The elected local government provides ample opportunity to the educated middle- and lower-middle classes to participate in the process of governance and development. In fact, elected positions, such as that of the union and district councillors, are deemed by the feudal, industrial and bureaucratic elite classes in Pakistan to be below their dignity to contest.

Elected institutions at the local government level also reduce the development gap among the districts. If this system is allowed to continue and in fact become a permanent feature of governance, it will address two critical problems: undesirable labour movement from the rural to urban areas and the creation of urban slums. Local governments are better placed to initiate an indigenous economic growth at the district level by restricting labourers to their own areas so that they may have greater social impact through strong community development.

The elected local government is a grass-roots institution that can produce a critical mass of new young faces in the political process of Pakistan which, unfortunately, has been usurped by a handful of families since the time of independence. Elected local government is the only ray of hope through which we can strengthen our political institutions.

Local government elections involve a minimum, affordable amount of money. Success depends on the candidates’ availability and reputation in the locality. There is almost daily contact between the elected members and the voters. So the elected representatives of local governments are accountable to their voters and their performance can be monitored by those they serve.

Let’s see things from the perspective of those who take a dim view of local government and intend to abolish it. The PML-N has accused nazims of being involved in corruption. Prime Minister Yousuf Raza Gilani first said that administrators from the civil bureaucracy would replace the nazims for a year; but his position has not always been consistent. He said earlier that the local government was purely a provincial matter and that the federal government had nothing to do with it.
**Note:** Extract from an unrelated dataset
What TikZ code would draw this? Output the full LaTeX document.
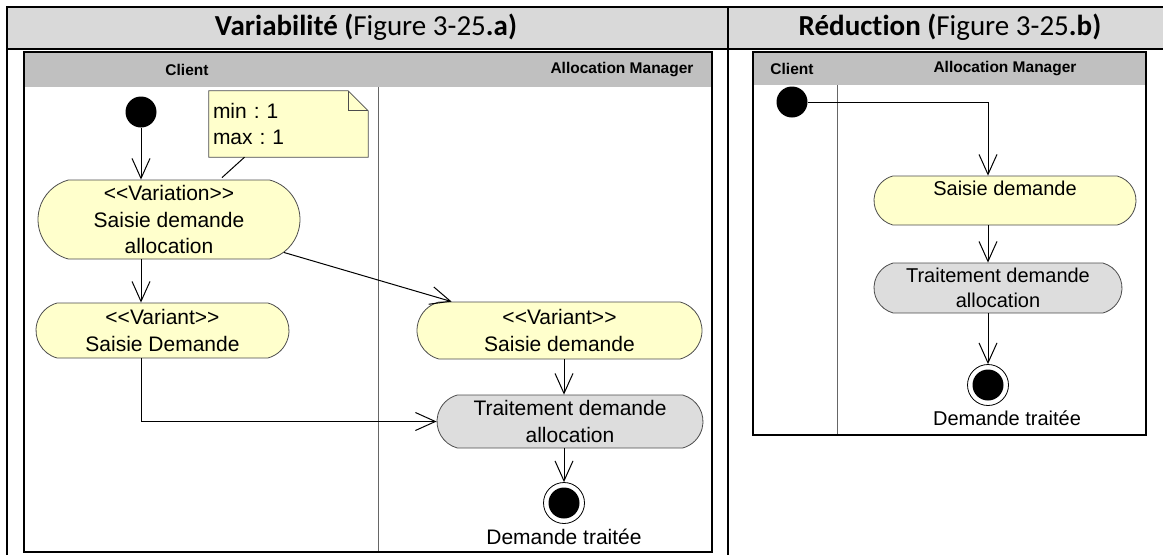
\documentclass[tikz,border=0pt]{standalone}
\usepackage{fontspec}
\newfontfamily\umlfont{Liberation Sans}
\newfontfamily\titrefont{Carlito}[Ligatures=NoCommon]
\usetikzlibrary{arrows.meta,shapes.misc}
\pgfdeclarelayer{fond}
\pgfsetlayers{fond,main}
\frenchspacing

\definecolor{jaune}{RGB}{255,255,204}
\definecolor{grisaction}{RGB}{221,221,221}
\definecolor{griscouloir}{RGB}{192,192,192}
\definecolor{gristableau}{RGB}{217,217,217}

\begin{document}
\begin{tikzpicture}[x=1pt,y=-1pt,
  action/.style={rounded rectangle, rounded rectangle arc length=150,
    draw=black!70, line width=0.8pt, fill=jaune, inner sep=0pt, align=center},
  traitement/.style={action, fill=grisaction},
  texteA/.style={font=\umlfont\fontsize{21}{26.5}\selectfont},
  texteB/.style={font=\umlfont\fontsize{20}{25}\selectfont},
  couloir/.style={font=\umlfont\bfseries\fontsize{15.5}{18}\selectfont},
  titre/.style={anchor=base, font=\titrefont\fontsize{29}{35}\selectfont},
  debut/.style={circle, fill=black, minimum size=31pt, inner sep=0pt},
  fin/.style={circle, draw=black, line width=0.8pt, fill=white,
    minimum size=41pt, inner sep=0pt,
    path picture={\fill[black] (path picture bounding box.center) circle (15.5pt);}},
  fleche/.style={line width=1pt, -{Straight Barb[length=20pt,width=18pt]}},
  trait/.style={line width=1pt}
]

\useasboundingbox (0,0) rectangle (1163,555);

% Tableau
\fill[gristableau] (7,7) rectangle (1163,49);
\draw[line width=2pt] (7,555) -- (7,7) -- (1163,7);
\draw[line width=2pt] (7,49) -- (1163,49);
\draw[line width=2pt] (728,7) -- (728,555);

\node[titre] (titreA) at (366,35)
{\textbf{Variabilité (}Figure 3-25\textbf{.a)}};

\node[titre] (titreB) at (950,35)
{\textbf{Réduction (}Figure 3-25\textbf{.b)}};

% Cadre variabilite
\fill[griscouloir] (24,52) rectangle (712,87);
\draw[black!60, line width=0.8pt] (378,87) -- (378,552);
\draw[line width=2.5pt] (24,52) rectangle (712,552);

\node[couloir] (clientA) at (187,70) {Client};
\node[couloir] (managerA) at (622,70) {Allocation Manager};

% Cadre reduction
\fill[griscouloir] (753,52) rectangle (1146,85);
\draw[black!60, line width=0.8pt] (837,85) -- (837,435);
\draw[line width=2.5pt] (753,52) rectangle (1146,435);

\node[couloir] (clientB) at (792,69) {Client};
\node[couloir] (managerB) at (1005,69) {Allocation Manager};

% Variabilite
\node[debut] (debutA) at (141,112) {};

\node[action, texteA, minimum width=262pt, minimum height=79pt]
(variation) at (169,219.5)
{<<Variation>>\\Saisie demande\\allocation};

\node[action, texteA, minimum width=253pt, minimum height=55pt]
(variantA) at (162.5,330.5)
{<<Variant>>\\Saisie Demande};

\node[action, texteA, minimum width=285pt, minimum height=57pt]
(variantB) at (559.5,330.5)
{<<Variant>>\\Saisie demande};

\node[traitement, texteA, minimum width=266pt, minimum height=53pt]
(traitementA) at (570,421.5)
{Traitement demande\\allocation};

\node[fin] (finA) at (564,503) {};

\node[texteA, anchor=base] (etatA) at (564,544)
{Demande traitée};

% Note
\node[texteA, minimum width=159pt, minimum height=66pt,
  text width=151pt, inner sep=4pt, align=left]
(note) at (288.5,124)
{min : 1\\max : 1};

\begin{pgfonlayer}{fond}
\draw[fill=jaune, draw=black!70, line width=0.8pt]
(note.north west)
-- ([xshift=-20pt]note.north east)
-- ([yshift=-20pt]note.north east)
-- (note.south east)
-- (note.south west)
-- cycle;
\end{pgfonlayer}

\draw[draw=black!70, line width=0.8pt]
([xshift=-20pt]note.north east)
-- ([xshift=-20pt,yshift=-20pt]note.north east)
-- ([yshift=-20pt]note.north east);

\draw[trait]
([xshift=-44pt]note.south)
-- ([xshift=53pt,yshift=2pt]variation.north);

% Fleches variabilite
\draw[fleche] (debutA) -- (debutA |- variation.north);
\draw[fleche] (variation.south -| debutA) -- (variantA.north -| debutA);
\draw[fleche] (variation.-16) -- (variantB.165);
\draw[fleche] (variantA.south -| debutA) |- (traitementA.west);
\draw[fleche] (variantB.south -| finA) -- (traitementA.north -| finA);
\draw[fleche] (traitementA.south -| finA) -- (finA.north);

% Reduction
\node[debut] (debutB) at (792,102) {};

\node[action, texteB, minimum width=262pt, minimum height=49pt]
(saisieB) at (1005,200.5)
{Saisie demande\\\mbox{}};

\node[traitement, texteB, minimum width=248pt, minimum height=50pt]
(traitementB) at (998,288)
{Traitement demande\\allocation};

\node[fin] (finB) at (988,385) {};

\node[texteB, anchor=base] (etatB) at (1007,425)
{Demande traitée};

% Fleches reduction
\draw[fleche] (debutB) -| (saisieB.north -| finB);
\draw[fleche] (saisieB.south -| finB) -- (traitementB.north -| finB);
\draw[fleche] (traitementB.south -| finB) -- (finB.north);

\end{tikzpicture}
\end{document}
But then he said that he wanted the same local government set-up in all the provinces and that he would talk to the president on the issue.

On the election issue the federal government said that the provinces wanted a delay in the local government election because of the law and orders crisis in their provinces.

Let us look at one of the main complaints which constitutes the corruption issue and the PML-N’s allegations against the nazims. The party may be right in casting doubts about the level of honesty among the nazims. But should this accusation lead to the abolishment of the entire system? Are all nazims corrupt? Have they failed to deliver at all?

These questions must be addressed before the decision to dismantle a governance system is made. If we consider the corruption argument to be a valid reason to abolish the local government system, could not the same apply to other institutions known for their corruption? For instance, we all know that the police and judiciary are corrupt institutions in Pakistan. A history of corruption is also evident when it comes to politicians and the civil-military bureaucracy. Should we abolish all and replace them with a bureaucratic administration? The best approach is evolutionary if we want to strengthen democracy in Pakistan. There is no doubt that the local government system needs improvement, but it does not deserve to be finished off.

Magistrates and commissioners are not public representatives. They are not accountable to the public. It is strongly suggested that the government should reconsider its decision and announce an election schedule for the next government at the district level.